The next hour, however, is actually tremendous fun. Addiscombe’s batters take 20 overs to score the 55 runs. The boys are full of chat and the kind of gallows humour that grows naturally out of a situation like ours. Nieboer keeps trying to shake hands with their batters, but they won’t accept it. Nobody wants to shake Nieboer’s hand.
Damon Greeney bowls lovely lines. Spencer does his very best to take everyone’s heads off. But it’s actually pace off that has Addiscombe suddenly going nowhere. Giordy Diangienda, making his first league appearance from 2023 and fresh from a transfer that Britto believes to be bureaucratically shady, at the very least, is the star of the show. He takes 1-15 off his six overs and demonstrates excellent control.
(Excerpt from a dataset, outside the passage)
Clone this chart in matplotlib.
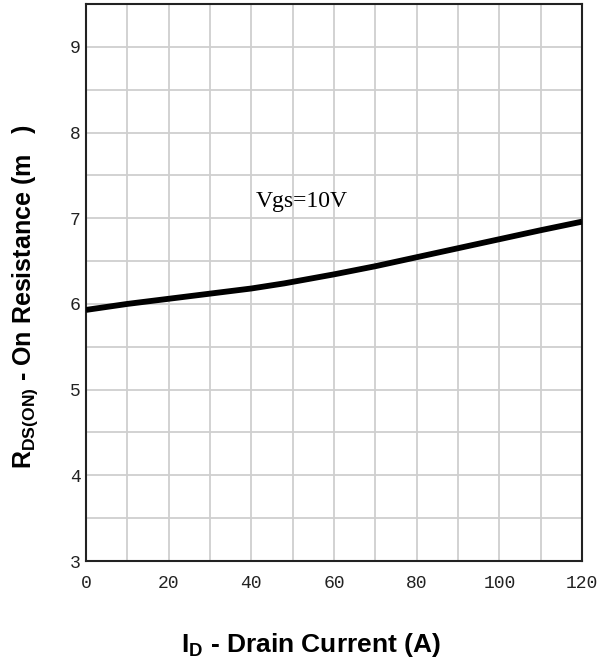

At the other end, the boys are getting a right kick out of Tom Glynne-Jones. Everyone’s crowded round the bat and asking the batters why they just don’t get on with it. He’s ripping it past the outside edge and drawing plenty of ooohs and aaaahs.
Clare Hood, our beloved tea lady, has now arrived with our tea. With Ploughmans 35-6, Nieboer had to tell her to bring it earlier than normal. The texts went like this:
LN: Hiya Clare! Were having a bit of a collapse here so may need tea quite soon
CH: Oh dear!
LN: Indeed
CH: No danger of a straight bat from any of you boys, eh? Maybe just get to drinks and go from there, no? Maybe you just should have, like, I don’t know, wanted it a bit more? Maybe this foul group of virgins you’ve assembled get NO TEA. How does THAT sound?*
*message may be slightly embellished.
But even with tea sitting there, the steam rising and forming a beckoning finger that flies right up our nostrils and has us nearly floating towards the benches, Addiscombe have decided to make batting look extremely difficult.
“Put the salad dressing away,” Prasad shouts.
“The lettuce is going BROWN,” Britto cries.
“This is all you’ll be remembered for,” Nieboer mutters.
Eventually the game does end, off a wide, which feels rather fitting. And after a few stern words from Nieboer, plus the customary moving sightscreens back in place, which makes us sweat way more than the game of cricket we’ve just played, we can enjoy our tea.
It’s an excellent affair, even by Clare’s high standards. She’s made an honest-to-god chilli con carne, replete with rice and nachos and jalapenos, alongside homemade ginger biscuits and donuts, and for a brief second I forget about the nightmare I’ve just endured. This is sublime stuff. It’s almost like mum has given me a hug and told me everything’s going to be okay, which is usually Oli Lonsdale’s job, but he’s not here today, sadly.
Giordy is talking to us about his new job. As of Monday, he’ll be a train driver — or at least formally training to be one — and Tom Elmslie, here to watch and score like a true champion, reckons he should get a head camera, like Francis Bourgeois. I should have done that today, I think.
“I’m here at the Griffin, hoping to get some tones from the Ploughmans, and maybe even some good old thrashings.”
We wonder whether Bourgeois takes that chat into the bedroom. Tom nods, then offers his own Bourgeois impression.
“Standing up and heading for the tunnel now is the class B62 — a bygone relic from the golden age of inner city travel.”
It’s a testament to this club, I suppose, that you can suffer a defeat like that and still come away from the ground grinning like a child.
Giordy takes Nieboer back to the DSG in his dad’s new car — a Hyundai straight from the showroom, complete with that new car smell and a vaguely spaceship-like feel. Giordy tells Nieboer that the batters should have done a lot better, which Nieboer just kind of nods at, staring straight ahead.
They get to the DSG. Nieboer drops his bag off, then heads off for a friend’s birthday, which ends up mushrooming into a vicious nightmare, Nieboer churning around in a sea of drunken horrors. Such awful things occurred that I can't bring myself even to think about them now, much less put them down in print.